— Start DATA EXCERPT —
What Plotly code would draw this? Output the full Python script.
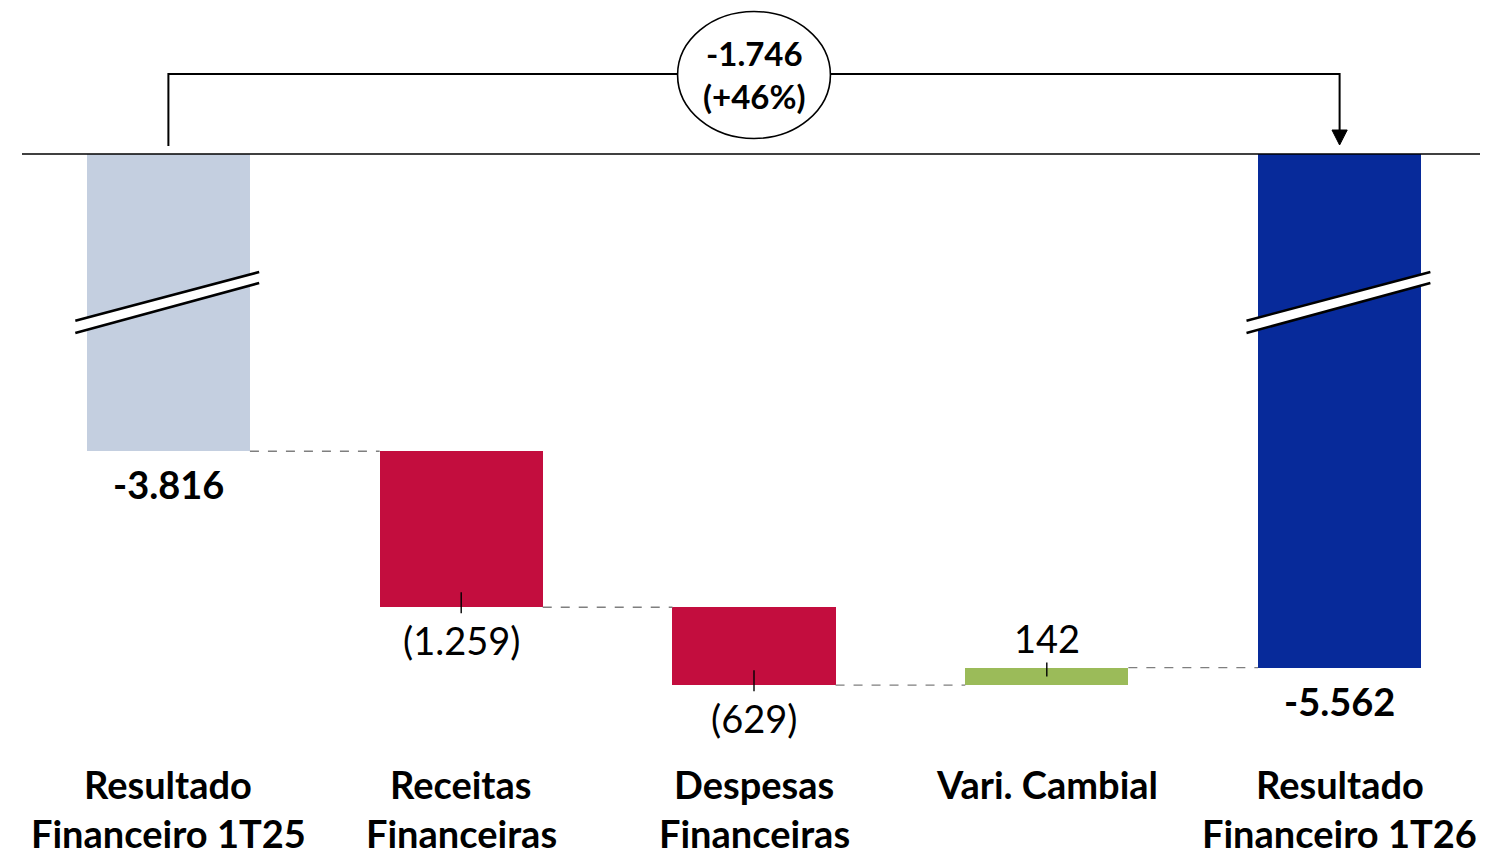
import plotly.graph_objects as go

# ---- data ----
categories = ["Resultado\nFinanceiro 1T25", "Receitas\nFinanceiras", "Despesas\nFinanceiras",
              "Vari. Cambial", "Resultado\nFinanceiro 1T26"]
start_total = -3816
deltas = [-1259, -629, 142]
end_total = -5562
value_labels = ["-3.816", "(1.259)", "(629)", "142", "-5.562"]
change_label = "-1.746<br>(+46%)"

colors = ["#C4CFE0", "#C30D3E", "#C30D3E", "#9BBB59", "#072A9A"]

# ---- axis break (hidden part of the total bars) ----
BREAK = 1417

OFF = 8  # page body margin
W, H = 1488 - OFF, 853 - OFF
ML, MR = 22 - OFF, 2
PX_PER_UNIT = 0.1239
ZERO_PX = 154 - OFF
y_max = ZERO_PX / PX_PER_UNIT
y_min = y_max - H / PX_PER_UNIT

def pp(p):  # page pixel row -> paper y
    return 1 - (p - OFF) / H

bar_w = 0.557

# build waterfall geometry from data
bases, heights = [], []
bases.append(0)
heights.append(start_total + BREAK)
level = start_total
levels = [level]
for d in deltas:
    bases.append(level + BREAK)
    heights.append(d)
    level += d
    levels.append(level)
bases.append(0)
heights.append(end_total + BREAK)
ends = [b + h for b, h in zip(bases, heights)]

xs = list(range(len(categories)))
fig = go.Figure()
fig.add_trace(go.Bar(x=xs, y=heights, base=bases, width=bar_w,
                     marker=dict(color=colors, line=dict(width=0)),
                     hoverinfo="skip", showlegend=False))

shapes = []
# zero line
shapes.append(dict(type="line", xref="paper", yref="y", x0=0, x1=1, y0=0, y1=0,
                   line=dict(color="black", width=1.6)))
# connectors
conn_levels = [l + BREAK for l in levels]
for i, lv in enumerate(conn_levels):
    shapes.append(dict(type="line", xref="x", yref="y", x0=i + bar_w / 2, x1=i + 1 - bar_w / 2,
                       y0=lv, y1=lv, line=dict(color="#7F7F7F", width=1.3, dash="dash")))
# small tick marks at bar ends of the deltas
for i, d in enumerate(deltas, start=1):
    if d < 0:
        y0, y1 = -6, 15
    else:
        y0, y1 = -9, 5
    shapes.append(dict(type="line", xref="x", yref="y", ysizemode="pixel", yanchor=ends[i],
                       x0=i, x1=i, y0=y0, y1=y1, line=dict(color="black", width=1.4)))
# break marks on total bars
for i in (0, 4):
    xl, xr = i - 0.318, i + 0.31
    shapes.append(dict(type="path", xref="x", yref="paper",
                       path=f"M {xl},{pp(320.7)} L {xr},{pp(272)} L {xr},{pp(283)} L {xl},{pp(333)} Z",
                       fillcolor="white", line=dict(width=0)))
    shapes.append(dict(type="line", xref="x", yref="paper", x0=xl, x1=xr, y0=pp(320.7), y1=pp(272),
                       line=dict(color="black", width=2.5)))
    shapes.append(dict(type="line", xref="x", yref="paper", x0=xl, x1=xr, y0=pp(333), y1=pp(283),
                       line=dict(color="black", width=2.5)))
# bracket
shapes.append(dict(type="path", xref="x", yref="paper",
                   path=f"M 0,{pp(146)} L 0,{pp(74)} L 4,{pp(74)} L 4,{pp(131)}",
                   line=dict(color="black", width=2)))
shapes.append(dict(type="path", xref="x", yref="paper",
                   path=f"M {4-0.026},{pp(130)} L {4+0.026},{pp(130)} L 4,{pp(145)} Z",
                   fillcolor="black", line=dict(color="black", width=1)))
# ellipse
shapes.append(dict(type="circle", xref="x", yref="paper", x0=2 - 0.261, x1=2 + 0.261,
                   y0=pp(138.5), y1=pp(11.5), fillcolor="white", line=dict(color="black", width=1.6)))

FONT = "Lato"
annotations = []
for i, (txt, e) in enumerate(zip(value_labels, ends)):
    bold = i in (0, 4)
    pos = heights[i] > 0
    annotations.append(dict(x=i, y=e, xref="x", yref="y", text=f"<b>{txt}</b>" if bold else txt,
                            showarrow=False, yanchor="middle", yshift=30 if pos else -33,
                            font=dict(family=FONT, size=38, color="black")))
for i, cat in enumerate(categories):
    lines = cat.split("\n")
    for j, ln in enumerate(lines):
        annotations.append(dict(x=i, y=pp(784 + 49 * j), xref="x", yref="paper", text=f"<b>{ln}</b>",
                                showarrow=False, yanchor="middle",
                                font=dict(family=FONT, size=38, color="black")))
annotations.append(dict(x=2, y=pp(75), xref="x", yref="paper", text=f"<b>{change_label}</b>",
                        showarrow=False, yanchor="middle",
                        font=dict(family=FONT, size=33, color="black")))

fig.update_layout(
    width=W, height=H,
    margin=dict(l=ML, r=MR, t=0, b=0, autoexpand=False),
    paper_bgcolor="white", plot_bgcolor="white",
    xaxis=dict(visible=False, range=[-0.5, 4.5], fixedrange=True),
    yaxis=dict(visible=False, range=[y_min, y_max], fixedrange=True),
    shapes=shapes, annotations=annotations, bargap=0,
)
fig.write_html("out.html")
— End DATA EXCERPT —
:: DIRECTION ::
Begin at the first line of the material and copy each line exactly through the one containing "BREAK = 1417". Omit pictures.

:: ANSWER TO THE PROBLEM ::
What Plotly code would draw this? Output the full Python script.
import plotly.graph_objects as go

# ---- data ----
categories = ["Resultado\nFinanceiro 1T25", "Receitas\nFinanceiras", "Despesas\nFinanceiras",
              "Vari. Cambial", "Resultado\nFinanceiro 1T26"]
start_total = -3816
deltas = [-1259, -629, 142]
end_total = -5562
value_labels = ["-3.816", "(1.259)", "(629)", "142", "-5.562"]
change_label = "-1.746<br>(+46%)"

colors = ["#C4CFE0", "#C30D3E", "#C30D3E", "#9BBB59", "#072A9A"]

# ---- axis break (hidden part of the total bars) ----
BREAK = 1417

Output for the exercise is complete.